The Commanders Emergency Response Program, known as CERP, has been used to fund the Sons of Iraq. CERP has come under congressional scrutiny in recent months, with lawmakers charging the Defense Department is mismanaging the effort, as Inside the Pentagon reported in June:
. . . The House Oversight and Government Reform Committee held a hearing on accountability lapses in funds associated with Iraq on May 22.
The Defense Department's Inspector General indicated in a recent report that the Pentagon made $135 million in payments to foreign governments under CERP but there is no audit trail, Rep. Betty McCollum (D-MN) said.
According to the report, $21 million was given to South Korea, $68 million to the United Kingdom and $45 million to Poland.
Moreover, last year DOD began using CERP funds to finance bulk payments to local Iraqi tribal leaders under the Sons of Iraq, persuading insurgents to stop battling coalition forces, McCollum said. The Pentagon now wants to boost the program to $370 million in fiscal year 2008, which is "a huge ramp-up" for an effort that did not exist a year ago, she charged.
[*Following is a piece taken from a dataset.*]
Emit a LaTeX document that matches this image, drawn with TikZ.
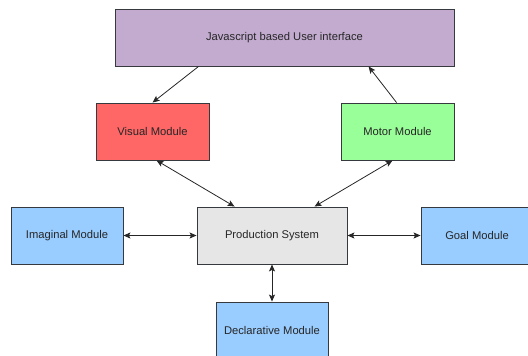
\documentclass[tikz,border=0pt]{standalone}
\usepackage{fontspec}
\setmainfont{Liberation Sans}
\usetikzlibrary{arrows.meta}
\definecolor{jsfill}{HTML}{C3ABD0}
\definecolor{visfill}{HTML}{FF6666}
\definecolor{motfill}{HTML}{99FF99}
\definecolor{prodfill}{HTML}{E6E6E6}
\definecolor{modfill}{HTML}{99CCFF}
\definecolor{edgecol}{HTML}{36393D}
\tikzset{
  box/.style={draw=edgecol, line width=0.9pt, rectangle, inner sep=0pt, minimum height=57pt, font=\fontsize{11.2}{13}\selectfont, text=black!85},
  conn/.style={draw=black!85, line width=0.8pt, -{Stealth[length=7pt,width=6pt,inset=1.5pt]}},
  bconn/.style={draw=black!85, line width=0.8pt, {Stealth[length=7pt,width=6pt,inset=1.5pt]}-{Stealth[length=7pt,width=6pt,inset=1.5pt]}}
}
\begin{document}
\begin{tikzpicture}[x=1pt,y=-1pt]
\useasboundingbox (0,0) rectangle (528,356);
\clip (0,0) rectangle (528,356);
\node[box, fill=jsfill, minimum width=339pt] (js) at (284.5,37.5) {Javascript based User interface};
\node[box, fill=visfill, minimum width=113pt] (vis) at (152.5,131.5) {Visual Module};
\node[box, fill=motfill, minimum width=113pt] (mot) at (397.5,131.5) {Motor Module};
\node[box, fill=prodfill, minimum width=150pt] (prod) at (272,235.5) {Production System};
\node[box, fill=modfill, minimum width=112pt] (img) at (67,235.5) {Imaginal Module};
\node[box, fill=modfill, minimum width=112pt] (goal) at (477,235.5) {Goal Module};
\node[box, fill=modfill, minimum width=112pt] (decl) at (272,330.5) {Declarative Module};
\draw[conn] ([xshift=84pt]js.south west) -- ([xshift=57pt]vis.north west);
\draw[conn] ([xshift=56pt]mot.north west) -- ([xshift=254pt]js.south west);
\draw[bconn] ([xshift=61pt]vis.south west) -- ([xshift=38pt]prod.north west);
\draw[bconn] ([xshift=52pt]mot.south west) -- ([xshift=118pt]prod.north west);
\draw[bconn] (img.east) -- (prod.west);
\draw[bconn] (prod.east) -- (goal.west);
\draw[bconn] (prod.south) -- (decl.north);
\end{tikzpicture}
\end{document}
"If we think it helps reduce violence in Iraq, then the Iraqi government should be excited about the reduction and they should pay for it," she said. "And, after all, we now know that the Iraqi government has $70 billion in reserves. They should be paying for their own security."
Defense analyst Winslow Wheeler, director of the Straus Military Reform Project at the Center for Defense Information in Washington, was more blunt.
"Nothing new here," Wheeler told ITP about the controversy around CERP. "Thanks to DOD failure -- for decades -- to be able to track its own money, it ends up in unintended hands. This is only one small fallout from DOD's refusal to have accounts the auditors can track and trace.
"Congress will, of course, be horrified and then proceed to hold absolutely no one accountable," he said. "Put this statement into a rubber stamp; you will be able to use it for years," he said.